What is being asked -> Beginning with the first line, set down every line through the one containing "var currentLabels = ['I', 'Icc', 'Imin'];", exactly as it appears, but not the pictures.

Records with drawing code
-*-*-

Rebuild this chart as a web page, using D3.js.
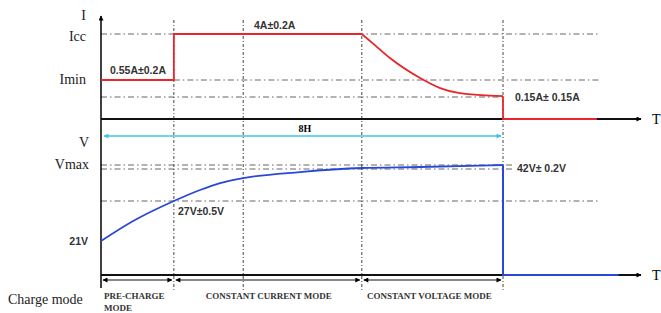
<!DOCTYPE html>
<html>
<head>
<meta charset="utf-8">
<script src="https://cdn.jsdelivr.net/npm/d3@7"></script>
<style>
  body { margin: 0; background: #fff; }
  svg { display: block; }
</style>
</head>
<body>
<script>
// chart size
var width = 661;
var height = 313;

// phase boundaries in hours
var phaseNames = [['PRE-CHARGE', 'MODE'], ['CONSTANT CURRENT MODE'], ['CONSTANT VOLTAGE MODE']];
var phaseBounds = [0, 1.45, 5.19, 8];
var gridTimes = [1.45, 2.83, 5.19, 8];
var totalLabel = '8H';

// current curve (A)
var stepTimes = [0, 1.45, 1.45, 5.19];
var stepValues = [0.55, 0.55, 4, 4];
var decayTimes = [5.19, 5.45, 5.75, 6.35, 6.75, 7.14, 8];
var decayValues = [4, 3.17, 2.2, 0.7, 0.36, 0.24, 0.17];
var currentTailTimes = [8, 8, 9.87];
var currentTailValues = [0.17, 0, 0];
var currentLevels = [4, 0.55, 0.15];
var currentLabels = ['I', 'Icc', 'Imin'];

// voltage curve (V)
var voltTimes = [0, 0.64, 1.45, 1.97, 2.37, 2.83, 3.96, 5.19, 6.35, 8];
var voltValues = [21, 24.0, 27, 32.1, 35.3, 37.6, 40.4, 41.9, 42.0, 42.2];
var voltTailTimes = [8, 8, 10.3];
var voltTailValues = [42.2, 0, 0];
var voltLevels = [42.2, 41.8, 27];

var x = d3.scaleLinear().domain([0, 8]).range([101, 503]);
var yI = d3.scaleLinear().domain([0, 0.15, 0.55, 4]).range([119, 97, 80, 34]);
var yV = d3.scaleLinear().domain([0, 21, 27, 41.8, 42.2]).range([275, 241, 201, 169, 165]);

var red = '#e8262b', blue = '#2a48d6', cyan = '#3cc4e8';
var serif = '"Liberation Serif", "DejaVu Serif", serif';
var sans = '"Liberation Sans", Arial, sans-serif';

var svg = d3.select('body').append('svg')
  .attr('width', width)
  .attr('height', height);

var defs = svg.append('defs');
function marker(id, color, w, h) {
  defs.append('marker')
    .attr('id', id)
    .attr('viewBox', '0 0 10 10')
    .attr('refX', 9).attr('refY', 5)
    .attr('markerUnits', 'userSpaceOnUse')
    .attr('markerWidth', w).attr('markerHeight', h)
    .attr('orient', 'auto-start-reverse')
    .append('path')
    .attr('d', 'M0,0 L10,5 L0,10 z')
    .attr('fill', color);
}
marker('arrSmall', '#000', 6, 5);
marker('arrCyan', cyan, 6, 5);

// horizontal reference lines
var dashH = '6,3,1.5,3';
var hLines = [
  {y: yI(currentLevels[0]), x1: 101, x2: 600},
  {y: yI(currentLevels[1]), x1: x(phaseBounds[1]), x2: 600},
  {y: yI(currentLevels[2]), x1: 101, x2: x(8)},
  {y: yV(voltLevels[0]), x1: 101, x2: 512},
  {y: yV(voltLevels[1]), x1: 101, x2: 512},
  {y: yV(voltLevels[2]), x1: 101, x2: 600}
];
svg.selectAll('.hline').data(hLines).enter().append('line')
  .attr('x1', function(d){ return d.x1; })
  .attr('x2', function(d){ return d.x2; })
  .attr('y1', function(d){ return d.y; })
  .attr('y2', function(d){ return d.y; })
  .attr('stroke', '#666').attr('stroke-width', 1)
  .attr('stroke-dasharray', dashH);

// vertical phase lines
svg.selectAll('.vline').data(gridTimes).enter().append('line')
  .attr('x1', function(d){ return x(d); })
  .attr('x2', function(d){ return x(d); })
  .attr('y1', 20).attr('y2', 290)
  .attr('stroke', '#444').attr('stroke-width', 1)
  .attr('stroke-dasharray', '3,2,1,2');

// axes
svg.append('line').attr('x1', 101).attr('x2', 101).attr('y1', 288).attr('y2', 16)
  .attr('stroke', '#000').attr('stroke-width', 1.5).attr('marker-end', 'url(#arrSmall)');
[119, 275].forEach(function(yy){
  svg.append('line').attr('x1', 101).attr('x2', 641).attr('y1', yy).attr('y2', yy)
    .attr('stroke', '#111').attr('stroke-width', 1.8).attr('marker-end', 'url(#arrSmall)');
  svg.append('text').attr('x', 652).attr('y', yy + 5).text('T')
    .attr('font-family', serif).attr('font-size', 14);
});

// current curve
function path(times, values, yScale, curve) {
  var gen = d3.line()
    .x(function(d){ return x(d[0]); })
    .y(function(d){ return yScale(d[1]); })
    .curve(curve || d3.curveLinear);
  return gen(d3.zip(times, values));
}
svg.append('path').attr('d', path(stepTimes, stepValues, yI))
  .attr('fill', 'none').attr('stroke', red).attr('stroke-width', 1.8);
svg.append('path').attr('d', path(decayTimes, decayValues, yI, d3.curveMonotoneX))
  .attr('fill', 'none').attr('stroke', red).attr('stroke-width', 1.8);
svg.append('path').attr('d', path(currentTailTimes, currentTailValues, yI))
  .attr('fill', 'none').attr('stroke', red).attr('stroke-width', 1.8);

// voltage curve
svg.append('path').attr('d', path(voltTimes, voltValues, yV, d3.curveMonotoneX))
  .attr('fill', 'none').attr('stroke', blue).attr('stroke-width', 1.8);
svg.append('path').attr('d', path(voltTailTimes, voltTailValues, yV))
  .attr('fill', 'none').attr('stroke', blue).attr('stroke-width', 2);

// 8H span arrow
svg.append('line').attr('x1', x(0) + 3).attr('x2', x(8) - 2).attr('y1', 136).attr('y2', 136)
  .attr('stroke', cyan).attr('stroke-width', 1.6)
  .attr('marker-start', 'url(#arrCyan)').attr('marker-end', 'url(#arrCyan)');
svg.append('text').attr('x', (x(0) + x(8)) / 2 + 3).attr('y', 132).attr('text-anchor', 'middle')
  .attr('font-family', serif).attr('font-weight', 'bold').attr('font-size', 10).text(totalLabel);

// phase arrows
for (var i = 0; i < 3; i++) {
  svg.append('line').attr('x1', x(phaseBounds[i]) + 2).attr('x2', x(phaseBounds[i + 1]) - 2)
    .attr('y1', 280).attr('y2', 280)
    .attr('stroke', '#111').attr('stroke-width', 1)
    .attr('marker-start', 'url(#arrSmall)').attr('marker-end', 'url(#arrSmall)');
}

// axis labels
function label(tx, ty, s, opts) {
  var t = svg.append('text').attr('x', tx).attr('y', ty).text(s)
    .attr('font-family', opts.family || serif)
    .attr('font-size', opts.size || 14)
    .attr('fill', opts.color || '#222');
  if (opts.anchor) t.attr('text-anchor', opts.anchor);
  if (opts.bold) t.attr('font-weight', 'bold');
  return t;
}
label(86, 20, currentLabels[0], {anchor: 'end'});
label(86, 41, currentLabels[1], {anchor: 'end'});
label(86, 84, currentLabels[2], {anchor: 'end'});
label(89, 147, 'V', {anchor: 'end'});
label(89, 169, 'Vmax', {anchor: 'end'});
label(8, 304, 'Charge mode', {});

// value labels
var vopt = {family: sans, size: 10.5, bold: true, color: '#333'};
label(110, 74, '0.55A\u00b10.2A', vopt);
label(254, 29, '4A\u00b10.2A', vopt);
label(515, 101, '0.15A\u00b1 0.15A', vopt);
label(88, 245, '21V', {family: sans, size: 10.5, bold: true, color: '#333', anchor: 'end'});
label(178, 215, '27V\u00b10.5V', vopt);
label(517, 172, '42V\u00b1 0.2V', vopt);

// phase labels
var popt = {size: 9, bold: true, color: '#333'};
label(104, 299, phaseNames[0][0], popt);
label(104, 311, phaseNames[0][1], popt);
label((x(phaseBounds[1]) + x(phaseBounds[2])) / 2 + 1, 299, phaseNames[1][0],
  {size: 9, bold: true, color: '#333', anchor: 'middle'});
label((x(phaseBounds[2]) + x(phaseBounds[3])) / 2 - 3, 299, phaseNames[2][0],
  {size: 9, bold: true, color: '#333', anchor: 'middle'});
</script>
</body>
</html>
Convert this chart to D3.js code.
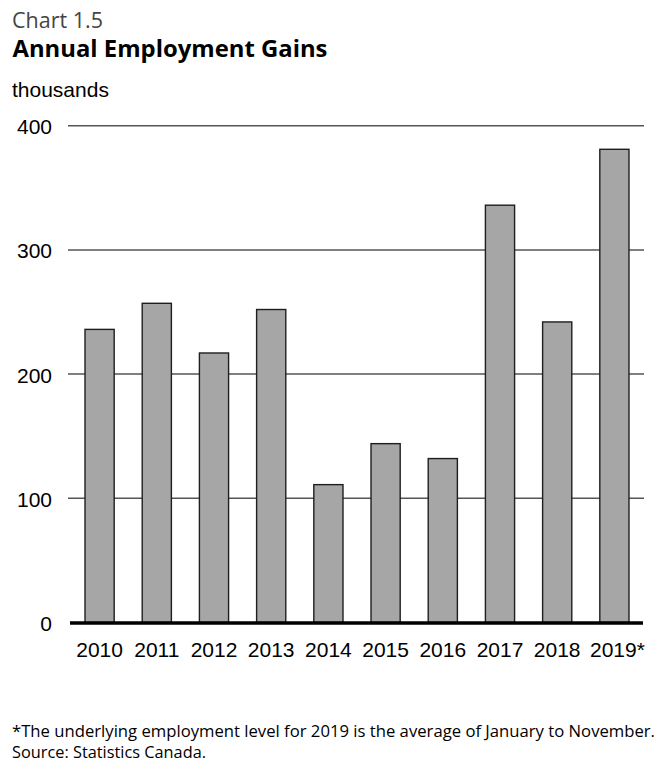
<!DOCTYPE html>
<html>
<head>
<meta charset="utf-8">
<script src="https://cdn.jsdelivr.net/npm/d3@7"></script>
<style>
  html, body { margin: 0; padding: 0; background: #fff; }
  svg { display: block; }
</style>
</head>
<body>
<svg id="chart" width="657" height="763"></svg>
<script>
// Annual employment gains, thousands of jobs
const years = ["2010", "2011", "2012", "2013", "2014", "2015", "2016", "2017", "2018", "2019*"];
const gains = [236, 257, 217, 252, 111, 144, 132, 336, 242, 381];
const yTicks = [0, 100, 200, 300, 400];

const chartLabel = "Chart 1.5";
const chartTitle = "Annual Employment Gains";
const unitLabel = "thousands";
const notes = [
  "*The underlying employment level for 2019 is the average of January to November.",
  "Source: Statistics Canada."
];

const svg = d3.select("#chart");
const sansUI = "'Open Sans', 'Noto Sans', sans-serif";
const sansAxis = "'Liberation Sans', Arial, sans-serif";

const x = d3.scaleBand()
  .domain(years)
  .range([71, 643])
  .paddingInner(0.49)
  .paddingOuter(0.245);

const y = d3.scaleLinear()
  .domain([0, 400])
  .range([622.5, 125.7]);

// Fit a text element's font size so its width matches a target
function fitWidth(sel, target) {
  const node = sel.node();
  const fs = parseFloat(sel.attr("font-size"));
  const w = node.getComputedTextLength();
  if (w > 0) sel.attr("font-size", (fs * target / w).toFixed(2));
}

// Header
const lbl = svg.append("text")
  .attr("x", 12).attr("y", 27.5)
  .attr("font-family", sansUI).attr("font-size", 20)
  .attr("font-weight", 400).attr("fill", "#444")
  .text(chartLabel);
fitWidth(lbl, 91);

const ttl = svg.append("text")
  .attr("x", 12.5).attr("y", 57)
  .attr("font-family", sansUI).attr("font-size", 20)
  .attr("font-weight", 700).attr("fill", "#000")
  .text(chartTitle);
fitWidth(ttl, 315);

svg.append("text")
  .attr("x", 12).attr("y", 97)
  .attr("font-family", sansAxis).attr("font-size", 21)
  .attr("fill", "#000")
  .text(unitLabel);

// Horizontal gridlines
svg.append("g")
  .selectAll("line")
  .data(yTicks.filter(d => d > 0))
  .join("line")
  .attr("x1", 68).attr("x2", 644)
  .attr("y1", d => y(d)).attr("y2", d => y(d))
  .attr("stroke", "#555").attr("stroke-width", 1.5);

// Y tick labels
svg.append("g")
  .selectAll("text")
  .data(yTicks)
  .join("text")
  .attr("x", 52)
  .attr("y", d => y(d) + 1)
  .attr("dy", "0.36em")
  .attr("text-anchor", "end")
  .attr("font-family", sansAxis).attr("font-size", 21)
  .attr("fill", "#000")
  .text(d => d);

// Bars
svg.append("g")
  .selectAll("rect")
  .data(gains)
  .join("rect")
  .attr("x", (d, i) => x(years[i]))
  .attr("width", x.bandwidth())
  .attr("y", d => y(d))
  .attr("height", d => y(0) - y(d))
  .attr("fill", "#a6a6a6")
  .attr("stroke", "#1e1e1e")
  .attr("stroke-width", 1.4);

// Zero line
svg.append("line")
  .attr("x1", 70).attr("x2", 643)
  .attr("y1", y(0) + 0.5).attr("y2", y(0) + 0.5)
  .attr("stroke", "#000").attr("stroke-width", 3.5);

// X axis labels
svg.append("g")
  .selectAll("text")
  .data(years)
  .join("text")
  .attr("x", d => x(d) + x.bandwidth() / 2 + (d.endsWith("*") ? 3 : 0))
  .attr("y", 656.5)
  .attr("text-anchor", "middle")
  .attr("font-family", sansAxis).attr("font-size", 21)
  .attr("fill", "#000")
  .text(d => d);

// Footnotes (condensed setting)
const noteWidths = [643, 194];
const noteY = [737, 758];
notes.forEach((t, i) => {
  svg.append("text")
    .attr("x", 12).attr("y", noteY[i])
    .attr("font-family", sansUI).attr("font-size", 15.5)
    .attr("fill", "#000")
    .attr("textLength", noteWidths[i])
    .attr("lengthAdjust", "spacingAndGlyphs")
    .text(t);
});
</script>
</body>
</html>
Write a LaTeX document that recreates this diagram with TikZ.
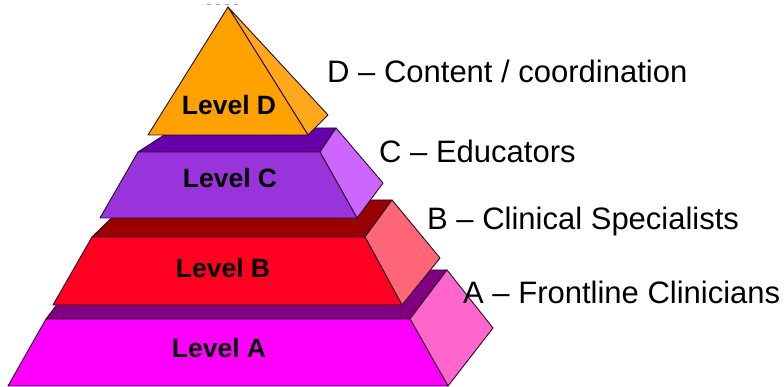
\documentclass[tikz,border=0pt]{standalone}
\usepackage{fontspec}
\setmainfont{Liberation Sans}
\definecolor{Afront}{HTML}{FF00FF}
\definecolor{Aside}{HTML}{FF66CC}
\definecolor{Atop}{HTML}{800080}
\definecolor{Bfront}{HTML}{FF0020}
\definecolor{Bside}{HTML}{FF6677}
\definecolor{Btop}{HTML}{990000}
\definecolor{Cfront}{HTML}{9933DC}
\definecolor{Cside}{HTML}{CC66FF}
\definecolor{Ctop}{HTML}{6600AA}
\definecolor{Dfront}{HTML}{FFA200}
\definecolor{Dside}{HTML}{FFA81A}
\definecolor{edge}{HTML}{2A0A2A}
\begin{document}
\begin{tikzpicture}[x=1pt,y=-1pt,
  face/.style={draw=edge,line width=0.9pt,line join=round},
  levellabel/.style={anchor=base,inner sep=0pt,font=\fontsize{26.5}{26.5}\selectfont\bfseries},
  sidelabel/.style={anchor=base west,inner sep=0pt,font=\fontsize{31}{31}\selectfont}]
\useasboundingbox (0,0) rectangle (784,387);
% Level A
\coordinate (A1) at (8,386);
\coordinate (A2) at (448,386);
\coordinate (A3) at (410,319);
\coordinate (A4) at (46,319);
\coordinate (A5) at (493,328);
\coordinate (A6) at (447,270);
\coordinate (A7) at (83,270);
% Level B
\coordinate (B1) at (53,305);
\coordinate (B2) at (402,305);
\coordinate (B3) at (365,237);
\coordinate (B4) at (92,237);
\coordinate (B5) at (440,258);
\coordinate (B6) at (392,200);
\coordinate (B7) at (130,200);
% Level C
\coordinate (C1) at (100,218);
\coordinate (C2) at (357,218);
\coordinate (C3) at (320,152);
\coordinate (C4) at (138,152);
\coordinate (C5) at (383,183);
\coordinate (C6) at (336,128);
\coordinate (C7) at (175,128);
% Level D
\coordinate (D1) at (228,7);
\coordinate (D2) at (148,135);
\coordinate (D3) at (308,135);
\coordinate (D4) at (328,115);
% small marks above the apex
\coordinate (M1) at (207,4.5);
\coordinate (M2) at (242,4.5);
\draw[gray!70,line width=0.8pt,dash pattern=on 4pt off 5pt] (M1) -- (M2);

% draw Level A
\filldraw[face,fill=Atop] (A4) -- (A3) -- (A6) -- (A7) -- cycle;
\filldraw[face,fill=Aside] (A3) -- (A2) -- (A5) -- (A6) -- cycle;
\filldraw[face,fill=Afront] (A1) -- (A2) -- (A3) -- (A4) -- cycle;
% draw Level B
\filldraw[face,fill=Btop] (B4) -- (B3) -- (B6) -- (B7) -- cycle;
\filldraw[face,fill=Bside] (B3) -- (B2) -- (B5) -- (B6) -- cycle;
\filldraw[face,fill=Bfront] (B1) -- (B2) -- (B3) -- (B4) -- cycle;
% draw Level C
\filldraw[face,fill=Ctop] (C4) -- (C3) -- (C6) -- (C7) -- cycle;
\filldraw[face,fill=Cside] (C3) -- (C2) -- (C5) -- (C6) -- cycle;
\filldraw[face,fill=Cfront] (C1) -- (C2) -- (C3) -- (C4) -- cycle;
% draw Level D
\filldraw[face,fill=Dside] (D1) -- (D3) -- (D4) -- cycle;
\filldraw[face,fill=Dfront] (D1) -- (D2) -- (D3) -- cycle;

% level labels
\node[levellabel] (lD) at (229,115) {Level D};
\node[levellabel] (lC) at (230,188) {Level C};
\node[levellabel] (lB) at (223,277) {Level B};
\node[levellabel] (lA) at (219,357) {Level A};

% side labels
\node[sidelabel] (tD) at (327,83) {D – Content / coordination};
\node[sidelabel] (tC) at (379,163) {C – Educators};
\node[sidelabel] (tB) at (427,230) {B – Clinical Specialists};
\node[sidelabel] (tA) at (463,303) {A – Frontline Clinicians};
\end{tikzpicture}
\end{document}
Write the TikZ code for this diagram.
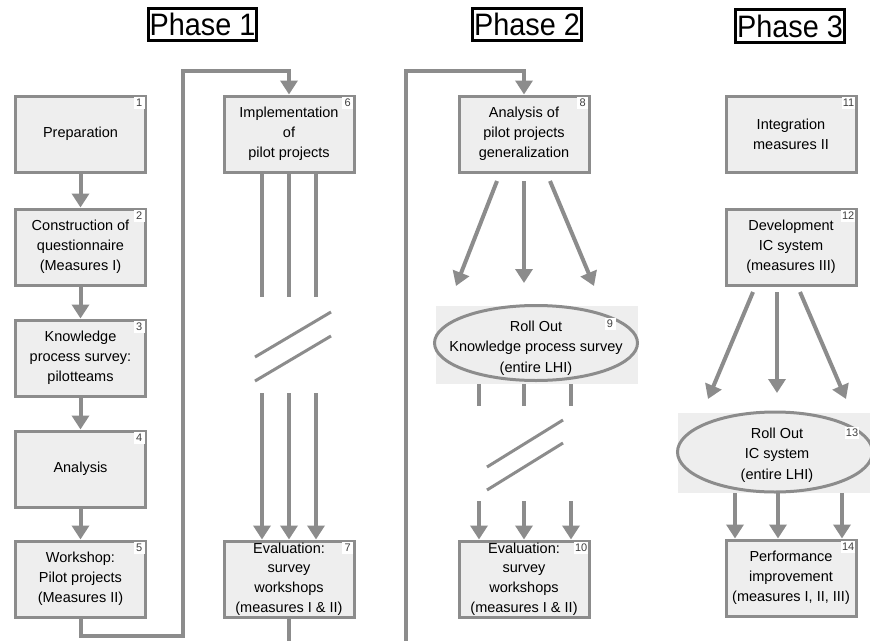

-*-*-

The response ->
Rebuild this chart as a web page, using D3.js.
<!DOCTYPE html>
<html>
<head>
<meta charset="utf-8">
<script src="https://cdn.jsdelivr.net/npm/d3@7"></script>
<style>
  body { margin: 0; background: #fff; }
  svg { display: block; }
</style>
</head>
<body>
<script>
// chart size
var width = 661;
var height = 313;

// phase boundaries in hours
var phaseNames = [['PRE-CHARGE', 'MODE'], ['CONSTANT CURRENT MODE'], ['CONSTANT VOLTAGE MODE']];
var phaseBounds = [0, 1.45, 5.19, 8];
var gridTimes = [1.45, 2.83, 5.19, 8];
var totalLabel = '8H';

// current curve (A)
var stepTimes = [0, 1.45, 1.45, 5.19];
var stepValues = [0.55, 0.55, 4, 4];
var decayTimes = [5.19, 5.45, 5.75, 6.35, 6.75, 7.14, 8];
var decayValues = [4, 3.17, 2.2, 0.7, 0.36, 0.24, 0.17];
var currentTailTimes = [8, 8, 9.87];
var currentTailValues = [0.17, 0, 0];
var currentLevels = [4, 0.55, 0.15];
var currentLabels = ['I', 'Icc', 'Imin'];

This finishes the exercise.